Menurut Yusuf, kebutuhan transportasi massal untuk Bali sangat beralasan, terutama untuk kawasan aglomerasi Denpasar, Badung, Gianyar dan Tabanan (Sarbagita). Meskipun jumlah penduduk Bali hanya 4 juta jiwa dengan 2 juta jiwa di Sarbagita, tapi menerima sekitar 4 juta wisatawan setiap tahunnya.
“Namun pemilihan LRT sebagai moda transportasi massal menurut saya adalah sebuah kekeliruan,” ujar dia saat dihubungi pada Rabu, 27 September 2023.
Yusuf mengatakan sistem LRT adalah moda transportasi yang mahal dengan kapasitas relatif terbatas jika dibandingkan dengan sistem bus rapid transit (BRT) atau sistem kereta komuter.
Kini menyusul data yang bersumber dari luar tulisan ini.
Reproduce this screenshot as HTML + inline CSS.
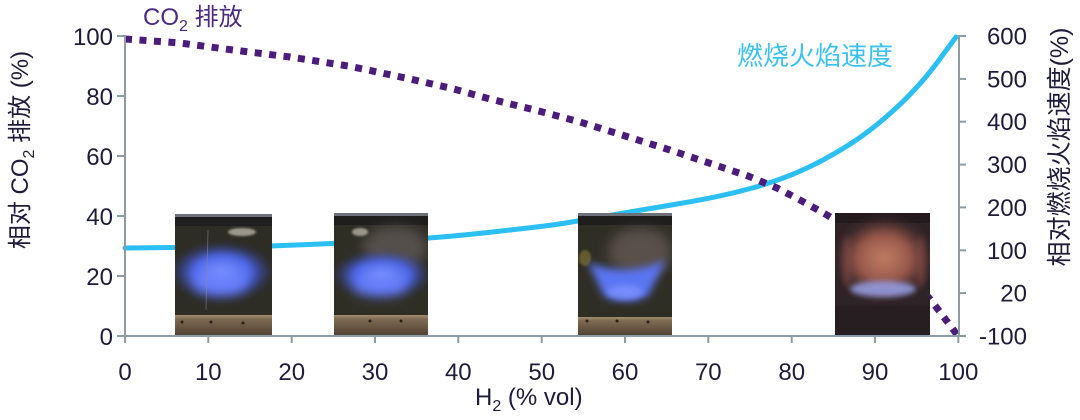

Sementara Bali memang tidak memiliki rel kereta selama ini, sehingga investasi, baik untuk LRT maupun kereta komuter, relatif akan mahal.
Dia mencontohkan LRT untuk tahap awal antara Bandara Ngurah Rai ke Sentral Parkir Kuta yang hanya 6 kilometer, rute tersebut berpotensi menghabiskan hingga Rp 12 triliun atau Rp 2 triliun per kilometer, karena keterbatasan lahan dan direncanakan dibangun di bawah tanah.
“Pilihan moda transportasi LRT untuk mengatasi kemacetan dan polusi di Sarbagita menurut saya berpotensi besar untuk gagal,” ucap Yusuf. “Karena mahalnya biaya, sulitnya pembiayaan, panjangnya waktu konstruksi LRT hingga terbatasnya daya angkut LRT.”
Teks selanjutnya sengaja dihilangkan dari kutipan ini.